EXERCISE PROMPT :: Pictures in the data below are not part of the copy; transcribe everything else exactly.

PROVIDED MATERIAL ::
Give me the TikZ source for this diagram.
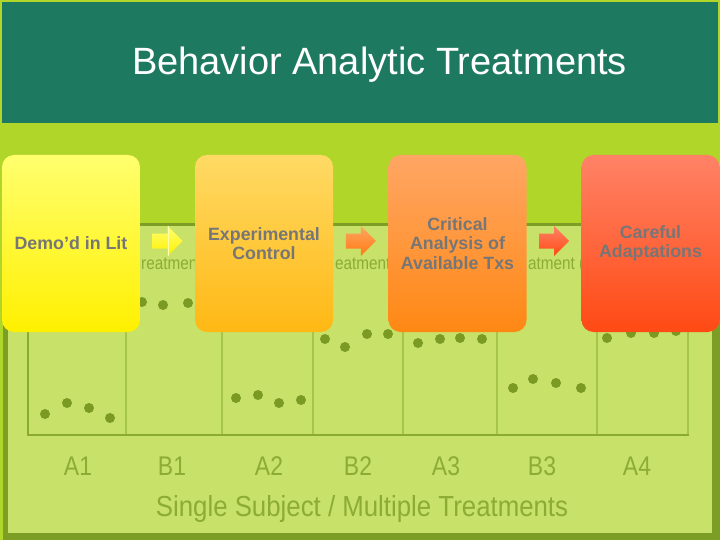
\documentclass[tikz,border=0pt]{standalone}
\usepackage{fontspec}
\setmainfont{Liberation Sans}
\newfontfamily\narrowfont[FakeStretch=0.85]{Liberation Sans}
\newfontfamily\captionfont[FakeStretch=0.89]{Liberation Sans}
\usetikzlibrary{calc}
\definecolor{bandgreen}{RGB}{30,121,97}
\definecolor{limegreen}{RGB}{176,214,42}
\definecolor{panelgreen}{RGB}{200,225,105}
\definecolor{olivegreen}{RGB}{125,158,36}
\definecolor{axisgreen}{RGB}{138,170,48}
\definecolor{sepgreen}{RGB}{165,198,75}
\definecolor{dotgreen}{RGB}{122,154,36}
\definecolor{labelgreen}{RGB}{140,172,52}
\definecolor{boxtext}{RGB}{118,118,118}
\definecolor{yA}{RGB}{255,255,110}
\definecolor{yB}{RGB}{255,240,0}
\definecolor{oA}{RGB}{255,218,100}
\definecolor{oB}{RGB}{255,184,20}
\definecolor{rA}{RGB}{255,166,100}
\definecolor{rB}{RGB}{255,136,20}
\definecolor{qA}{RGB}{255,130,102}
\definecolor{qB}{RGB}{255,74,20}
\tikzset{
  stepbox/.style={rounded corners=12pt, minimum width=138pt, minimum height=177pt,
    inner sep=0pt, align=center, text=boxtext,
    font=\bfseries\fontsize{17.8}{19.5}\selectfont},
  phaselabel/.style={text=labelgreen, inner sep=0pt, anchor=base,
    font=\narrowfont\fontsize{27}{30}\selectfont},
  frag/.style={text=labelgreen, inner sep=0pt, anchor=base west,
    font=\narrowfont\fontsize{18}{20}\selectfont},
  datadot/.style={fill=dotgreen},
  sepline/.style={draw=sepgreen, line width=2pt},
}
\begin{document}
\begin{tikzpicture}[x=1pt,y=-1pt]
\useasboundingbox (0,0) rectangle (720,540);
% backgrounds
\fill[limegreen] (0,0) rectangle (720,540);
\fill[bandgreen] (2,2) rectangle (718,123);
\node[text=white, inner sep=0pt, anchor=base, font=\fontsize{38}{40}\selectfont] (title) at (379.5,75) {Behavior Analytic Treatments};
% chart panel
\fill[olivegreen] (3,223) rectangle (720,540);
\fill[panelgreen] (8,226) rectangle (712,533);
% chart frame
\foreach \x in {126,222,313,403,497,597,688} {
  \draw[sepline] (\x,226) -- (\x,435);
}
\draw[draw=axisgreen, line width=2.5pt] (28,226) -- (28,435) -- (689,435);
% data points
\foreach \p in {(45,414),(67,403),(89,408),(110,418),
                (142,302),(163,305),(188,303),
                (236,398),(258,395),(279,403),(301,400),
                (325,339),(345,347),(367,334),(388,334),
                (418,343),(440,339),(460,338),(482,339),
                (513,388),(533,379),(556,383),(581,388),
                (607,338),(631,333),(654,333),(676,331)} {
  \fill[datadot] \p circle (5);
}
% phase labels
\node[phaselabel] (lA1) at (78,475) {A1};
\node[phaselabel] (lB1) at (172,475) {B1};
\node[phaselabel] (lA2) at (269,475) {A2};
\node[phaselabel] (lB2) at (358,475) {B2};
\node[phaselabel] (lA3) at (446,475) {A3};
\node[phaselabel] (lB3) at (542,475) {B3};
\node[phaselabel] (lA4) at (637,475) {A4};
\node[phaselabel, font=\captionfont\fontsize{29}{32}\selectfont] (caption) at (362,516) {Single Subject / Multiple Treatments};
% partially visible treatment labels (as printed between the boxes)
\node[frag] (t1) at (141,269) {reatmen};
\node[frag] (t2) at (335,269) {eatment};
\node[frag] (t3) at (528,269) {atment (};
% boxes
\node[stepbox, top color=yA, bottom color=yB] (b1) at (71,243.5) {Demo’d in Lit};
\node[stepbox, top color=oA, bottom color=oB] (b2) at (264,243.5) {Experimental\\Control};
\node[stepbox, top color=rA, bottom color=rB] (b3) at (457.5,243.5) {Critical\\Analysis of\\Available Txs};
\node[stepbox, top color=qA, bottom color=qB] (b4) at (650.5,243.5) {Careful\\Adaptations};
% block arrows
\coordinate (m1) at ($($(b1.east)!0.5!(b2.west)$)+(0,-2.5)$);
\coordinate (m2) at ($($(b2.east)!0.5!(b3.west)$)+(0,-2.5)$);
\coordinate (m3) at ($($(b3.east)!0.5!(b4.west)$)+(0,-2.5)$);
\shade[top color=yA, bottom color=yB]
  ($(m1)+(-15,-7.5)$) -- ($(m1)+(0,-7.5)$) -- ($(m1)+(0,-15)$) -- ($(m1)+(15,0)$)
  -- ($(m1)+(0,15)$) -- ($(m1)+(0,7.5)$) -- ($(m1)+(-15,7.5)$) -- cycle;
\draw[yA!60!white, line width=0.8pt] ($(m1)+(0.6,-15)$) -- ($(m1)+(0.6,15)$);
\shade[top color=rA, bottom color=rB!90!red]
  ($(m2)+(-15,-7.5)$) -- ($(m2)+(0,-7.5)$) -- ($(m2)+(0,-15)$) -- ($(m2)+(15,0)$)
  -- ($(m2)+(0,15)$) -- ($(m2)+(0,7.5)$) -- ($(m2)+(-15,7.5)$) -- cycle;
\shade[top color=qA, bottom color=qB]
  ($(m3)+(-15,-7.5)$) -- ($(m3)+(0,-7.5)$) -- ($(m3)+(0,-15)$) -- ($(m3)+(15,0)$)
  -- ($(m3)+(0,15)$) -- ($(m3)+(0,7.5)$) -- ($(m3)+(-15,7.5)$) -- cycle;
\end{tikzpicture}
\end{document}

EXERCISE ANSWER ::
Give me the TikZ source for this diagram.
\documentclass[tikz,border=0pt]{standalone}
\usepackage{fontspec}
\setmainfont{Liberation Sans}
\newfontfamily\narrowfont[FakeStretch=0.85]{Liberation Sans}
\newfontfamily\captionfont[FakeStretch=0.89]{Liberation Sans}
\usetikzlibrary{calc}
\definecolor{bandgreen}{RGB}{30,121,97}
\definecolor{limegreen}{RGB}{176,214,42}
\definecolor{panelgreen}{RGB}{200,225,105}
\definecolor{olivegreen}{RGB}{125,158,36}
\definecolor{axisgreen}{RGB}{138,170,48}
\definecolor{sepgreen}{RGB}{165,198,75}
\definecolor{dotgreen}{RGB}{122,154,36}
\definecolor{labelgreen}{RGB}{140,172,52}
\definecolor{boxtext}{RGB}{118,118,118}
\definecolor{yA}{RGB}{255,255,110}
\definecolor{yB}{RGB}{255,240,0}
\definecolor{oA}{RGB}{255,218,100}
\definecolor{oB}{RGB}{255,184,20}
\definecolor{rA}{RGB}{255,166,100}
\definecolor{rB}{RGB}{255,136,20}
\definecolor{qA}{RGB}{255,130,102}
\definecolor{qB}{RGB}{255,74,20}
\tikzset{
  stepbox/.style={rounded corners=12pt, minimum width=138pt, minimum height=177pt,
    inner sep=0pt, align=center, text=boxtext,
    font=\bfseries\fontsize{17.8}{19.5}\selectfont},
  phaselabel/.style={text=labelgreen, inner sep=0pt, anchor=base,
    font=\narrowfont\fontsize{27}{30}\selectfont},
  frag/.style={text=labelgreen, inner sep=0pt, anchor=base west,
    font=\narrowfont\fontsize{18}{20}\selectfont},
  datadot/.style={fill=dotgreen},
  sepline/.style={draw=sepgreen, line width=2pt},
}
\begin{document}
\begin{tikzpicture}[x=1pt,y=-1pt]
\useasboundingbox (0,0) rectangle (720,540);
% backgrounds
\fill[limegreen] (0,0) rectangle (720,540);
\fill[bandgreen] (2,2) rectangle (718,123);
\node[text=white, inner sep=0pt, anchor=base, font=\fontsize{38}{40}\selectfont] (title) at (379.5,75) {Behavior Analytic Treatments};
% chart panel
\fill[olivegreen] (3,223) rectangle (720,540);
\fill[panelgreen] (8,226) rectangle (712,533);
% chart frame
\foreach \x in {126,222,313,403,497,597,688} {
  \draw[sepline] (\x,226) -- (\x,435);
}
\draw[draw=axisgreen, line width=2.5pt] (28,226) -- (28,435) -- (689,435);
% data points
\foreach \p in {(45,414),(67,403),(89,408),(110,418),
                (142,302),(163,305),(188,303),
                (236,398),(258,395),(279,403),(301,400),
                (325,339),(345,347),(367,334),(388,334),
                (418,343),(440,339),(460,338),(482,339),
                (513,388),(533,379),(556,383),(581,388),
                (607,338),(631,333),(654,333),(676,331)} {
  \fill[datadot] \p circle (5);
}
% phase labels
\node[phaselabel] (lA1) at (78,475) {A1};
\node[phaselabel] (lB1) at (172,475) {B1};
\node[phaselabel] (lA2) at (269,475) {A2};
\node[phaselabel] (lB2) at (358,475) {B2};
\node[phaselabel] (lA3) at (446,475) {A3};
\node[phaselabel] (lB3) at (542,475) {B3};
\node[phaselabel] (lA4) at (637,475) {A4};
\node[phaselabel, font=\captionfont\fontsize{29}{32}\selectfont] (caption) at (362,516) {Single Subject / Multiple Treatments};
% partially visible treatment labels (as printed between the boxes)
\node[frag] (t1) at (141,269) {reatmen};
\node[frag] (t2) at (335,269) {eatment};
\node[frag] (t3) at (528,269) {atment (};
% boxes
\node[stepbox, top color=yA, bottom color=yB] (b1) at (71,243.5) {Demo’d in Lit};
\node[stepbox, top color=oA, bottom color=oB] (b2) at (264,243.5) {Experimental\\Control};
\node[stepbox, top color=rA, bottom color=rB] (b3) at (457.5,243.5) {Critical\\Analysis of\\Available Txs};
\node[stepbox, top color=qA, bottom color=qB] (b4) at (650.5,243.5) {Careful\\Adaptations};
% block arrows
\coordinate (m1) at ($($(b1.east)!0.5!(b2.west)$)+(0,-2.5)$);
\coordinate (m2) at ($($(b2.east)!0.5!(b3.west)$)+(0,-2.5)$);
\coordinate (m3) at ($($(b3.east)!0.5!(b4.west)$)+(0,-2.5)$);
\shade[top color=yA, bottom color=yB]
  ($(m1)+(-15,-7.5)$) -- ($(m1)+(0,-7.5)$) -- ($(m1)+(0,-15)$) -- ($(m1)+(15,0)$)
  -- ($(m1)+(0,15)$) -- ($(m1)+(0,7.5)$) -- ($(m1)+(-15,7.5)$) -- cycle;
\draw[yA!60!white, line width=0.8pt] ($(m1)+(0.6,-15)$) -- ($(m1)+(0.6,15)$);
\shade[top color=rA, bottom color=rB!90!red]
  ($(m2)+(-15,-7.5)$) -- ($(m2)+(0,-7.5)$) -- ($(m2)+(0,-15)$) -- ($(m2)+(15,0)$)
  -- ($(m2)+(0,15)$) -- ($(m2)+(0,7.5)$) -- ($(m2)+(-15,7.5)$) -- cycle;
\shade[top color=qA, bottom color=qB]
  ($(m3)+(-15,-7.5)$) -- ($(m3)+(0,-7.5)$) -- ($(m3)+(0,-15)$) -- ($(m3)+(15,0)$)
  -- ($(m3)+(0,15)$) -- ($(m3)+(0,7.5)$) -- ($(m3)+(-15,7.5)$) -- cycle;
\end{tikzpicture}
\end{document}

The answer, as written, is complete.